Schema registries help maintain consistency by enforcing data contracts. When all producers and consumers agree on message schemas, structural consistency is guaranteed. Governance platforms integrate with schema registries to provide visibility into schema evolution, helping teams identify when changes might introduce inconsistencies into downstream applications.
Integrating Quality Dimensions
While we've discussed accuracy, completeness, and consistency separately, they're deeply interconnected. A dataset might be complete but inaccurate. Data might be accurate but inconsistent across sources. The most effective data quality programs address all dimensions holistically.

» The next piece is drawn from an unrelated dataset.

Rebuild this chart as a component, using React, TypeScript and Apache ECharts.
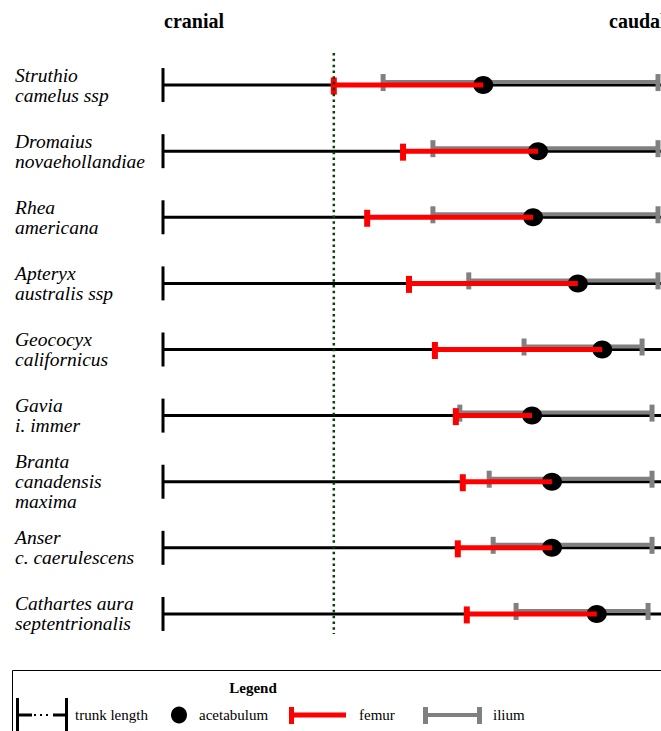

Building a Quality Framework
Start by:
Defining quality rules: Establish specific, measurable criteria for each dimension relevant to your data domains
Implementing validation: Build automated checks at ingestion points and throughout processing pipelines
Monitoring continuously: Track quality metrics over time, in both batch and streaming contexts
Creating feedback loops: Alert data producers when quality issues arise so they can address root causes
Modern data platforms make this easier than ever. Whether you're working with traditional data warehouses or real-time streaming systems, tools exist to instrument quality checks, visualize metrics, and alert teams to problems.
Conclusion
Data quality is not a one-time achievement but an ongoing discipline. Understanding accuracy, completeness, and consistency gives you a framework for assessing and improving your data assets. As data volumes grow and real-time requirements increase, maintaining these quality dimensions becomes both more critical and more challenging.
By implementing quality checks at every stage of your data pipelines, monitoring metrics continuously, and using modern platforms that support quality management in both batch and streaming scenarios, you can build trust in your data and confidence in the decisions it informs.